## Task brief
Extract all lines from the data beneath that include the word "with".
┄┄┄┄┄┄┄┄┄┄┄┄┄┄┄┄┄┄┄┄
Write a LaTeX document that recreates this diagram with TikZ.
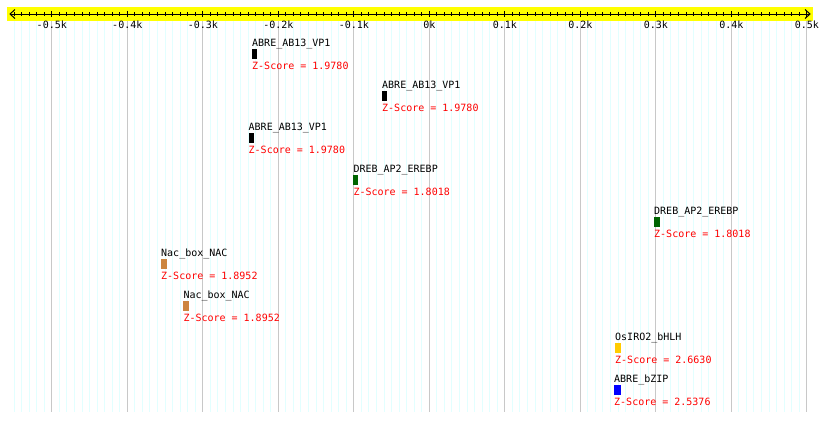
\documentclass[tikz,border=0pt]{standalone}
\usepackage{fontspec}
\setmonofont{DejaVu Sans Mono}
\definecolor{gridcyan}{RGB}{226,255,255}
\definecolor{gridgray}{RGB}{200,200,200}
\definecolor{band}{RGB}{255,255,0}
\definecolor{dgreen}{RGB}{0,100,0}
\definecolor{peru}{RGB}{205,133,63}
\definecolor{goldc}{RGB}{255,204,0}
\definecolor{zred}{RGB}{255,0,0}
\begin{document}
\begin{tikzpicture}[x=1pt,y=-1pt,
  txt/.style={inner sep=0pt,anchor=base west,font=\ttfamily\fontsize{10}{12}\selectfont},
  ticklbl/.style={inner sep=0pt,anchor=base,font=\ttfamily\fontsize{10}{12}\selectfont},
  zlbl/.style={txt,text=zred},
  axisline/.style={line width=1pt,black},
  gridminor/.style={line width=1pt,gridcyan},
  gridmajor/.style={line width=1pt,gridgray}]
\useasboundingbox[fill=white] (0,0) rectangle (820,421);
% grid
\foreach \i in {-55,...,50}{
  \pgfmathsetmacro{\gx}{429.3+7.55*\i}
  \draw[gridminor] (\gx,20.7) -- (\gx,412);
}
\foreach \i in {-5,...,5}{
  \pgfmathsetmacro{\gx}{429.3+75.5*\i}
  \draw[gridmajor] (\gx,20.7) -- (\gx,412);
}
% yellow band
\fill[band] (7,7) rectangle (813,20.7);
% axis
\coordinate (axl) at (10,14);
\coordinate (axr) at (810,14);
\draw[axisline] (axl) -- (axr);
\draw[axisline] ([shift={(5,-4.5)}]axl) -- (axl) -- ([shift={(5,4.5)}]axl);
\draw[axisline] ([shift={(-5,-4.5)}]axr) -- (axr) -- ([shift={(-5,4.5)}]axr);
\foreach \i in {-55,...,50}{
  \pgfmathsetmacro{\gx}{429.3+7.55*\i}
  \draw[axisline] (\gx,12.2) -- (\gx,15.8);
}
\foreach \i/\l in {-5/-0.5k,-4/-0.4k,-3/-0.3k,-2/-0.2k,-1/-0.1k,0/0k,1/0.1k,2/0.2k,3/0.3k,4/0.4k,5/0.5k}{
  \pgfmathsetmacro{\gx}{429.3+75.5*\i}
  \draw[axisline] (\gx,10.8) -- (\gx,17.3);
  \node[ticklbl] (tick\i) at (\gx,28) {\l};
}
% features
\foreach \k/\x/\w/\c/\name/\z in {
  0/252/4.5/black/ABRE\_AB13\_VP1/1.9780,
  1/382/5/black/ABRE\_AB13\_VP1/1.9780,
  2/248.5/5/black/ABRE\_AB13\_VP1/1.9780,
  3/353.3/4.5/dgreen/DREB\_AP2\_EREBP/1.8018,
  4/654/6/dgreen/DREB\_AP2\_EREBP/1.8018,
  5/161/5.5/peru/Nac\_box\_NAC/1.8952,
  6/183.3/5.5/peru/Nac\_box\_NAC/1.8952,
  7/615/5.5/goldc/OsIRO2\_bHLH/2.6630,
  8/614/6.5/blue/ABRE\_bZIP/2.5376}{
  \pgfmathsetmacro{\yb}{46.6+42*\k}
  \pgfmathsetmacro{\yz}{69+42*\k}
  \pgfmathsetmacro{\yt}{49.3+42*\k}
  \pgfmathsetmacro{\ye}{59.3+42*\k}
  \pgfmathsetmacro{\xe}{\x+\w}
  \node[txt] (name\k) at (\x,\yb) {\name};
  \fill[\c] (\x,\yt) rectangle (\xe,\ye);
  \node[zlbl] (z\k) at (\x,\yz) {Z-Score = \z};
}
\end{tikzpicture}
\end{document}
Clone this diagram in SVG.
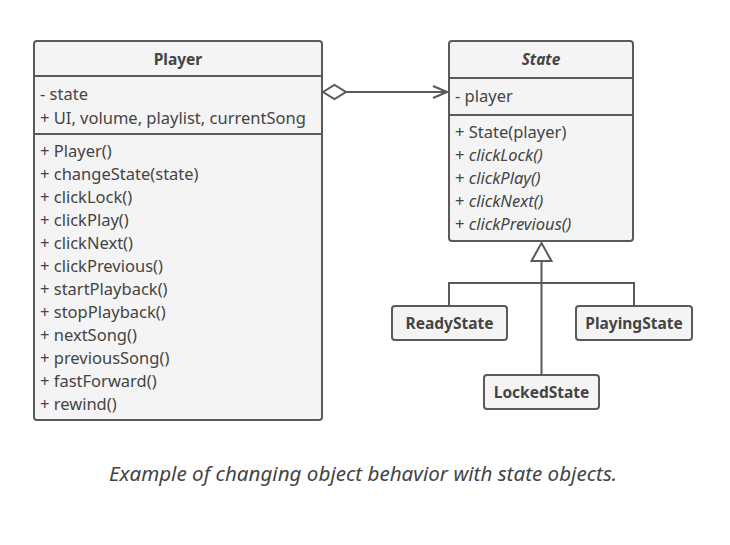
<svg xmlns="http://www.w3.org/2000/svg" width="730" height="545" viewBox="0 0 730 545">
<style>
.box{fill:#f4f4f4;stroke:#5a5a5a;stroke-width:2}
.ln{stroke:#5a5a5a;stroke-width:2;fill:none}
text{font-family:"Noto Sans","Liberation Sans",sans-serif;fill:#444;font-size:16.5px}
.b{font-weight:bold;text-anchor:middle;font-size:15.5px}
.i{font-style:italic}
.cap{font-size:20.6px;font-style:italic;text-anchor:middle;fill:#444}
</style>
<defs>
<marker id="open" markerWidth="16" markerHeight="14" refX="15" refY="7" orient="auto" markerUnits="userSpaceOnUse">
<path d="M1,1 L15,7 L1,13" fill="none" stroke="#5a5a5a" stroke-width="2"/>
</marker>
</defs>
<rect width="730" height="545" fill="#fff"/>
<g id="player">
<rect class="box" x="34" y="41" width="288" height="379" rx="3"/>
<line class="ln" x1="34" y1="76" x2="322" y2="76"/>
<line class="ln" x1="34" y1="134" x2="322" y2="134"/>
<text class="b" x="178" y="65">Player</text>
<text x="40" y="100">- state</text>
<text x="40" y="124">+ UI, volume, playlist, currentSong</text>
<text x="40" y="157">+ Player()</text>
<text x="40" y="180">+ changeState(state)</text>
<text x="40" y="203">+ clickLock()</text>
<text x="40" y="226">+ clickPlay()</text>
<text x="40" y="249">+ clickNext()</text>
<text x="40" y="272">+ clickPrevious()</text>
<text x="40" y="295">+ startPlayback()</text>
<text x="40" y="318">+ stopPlayback()</text>
<text x="40" y="341">+ nextSong()</text>
<text x="40" y="364">+ previousSong()</text>
<text x="40" y="387">+ fastForward()</text>
<text x="40" y="410">+ rewind()</text>
</g>
<g id="state">
<rect class="box" x="449" y="41" width="184" height="200" rx="3"/>
<line class="ln" x1="449" y1="78" x2="633" y2="78"/>
<line class="ln" x1="449" y1="115" x2="633" y2="115"/>
<text class="b i" x="541" y="65">State</text>
<text x="455" y="102">- player</text>
<text x="455" y="138">+ State(player)</text>
<text x="455" y="161">+ <tspan class="i">clickLock()</tspan></text>
<text x="455" y="184">+ <tspan class="i">clickPlay()</tspan></text>
<text x="455" y="207">+ <tspan class="i">clickNext()</tspan></text>
<text x="455" y="230">+ <tspan class="i">clickPrevious()</tspan></text>
</g>
<g id="connectors">
<line class="ln" x1="346" y1="92" x2="447" y2="92" marker-end="url(#open)"/>
<path d="M323,92 L334.5,85 L346,92 L334.5,99 Z" fill="#fff" stroke="#5a5a5a" stroke-width="2"/>
<path class="ln" d="M449,306 V283 H634 V306"/>
<line class="ln" x1="541.5" y1="261" x2="541.5" y2="375"/>
<path d="M541.5,243 L551.5,261 L531.5,261 Z" fill="#fff" stroke="#5a5a5a" stroke-width="2"/>
</g>
<g id="readystate">
<rect class="box" x="392" y="306" width="115" height="34" rx="3"/>
<text class="b" x="449.5" y="329">ReadyState</text>
</g>
<g id="playingstate">
<rect class="box" x="576" y="306" width="116" height="34" rx="3"/>
<text class="b" x="634" y="329">PlayingState</text>
</g>
<g id="lockedstate">
<rect class="box" x="484" y="375" width="115" height="34" rx="3"/>
<text class="b" x="541.5" y="398">LockedState</text>
</g>
<text class="cap" x="363" y="481">Example of changing object behavior with state objects.</text>
</svg>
┄┄┄┄┄┄┄┄┄┄┄┄┄┄┄┄┄┄┄┄
## Exercise answer
Write a LaTeX document that recreates this diagram with TikZ.
<text class="cap" x="363" y="481">Example of changing object behavior with state objects.</text>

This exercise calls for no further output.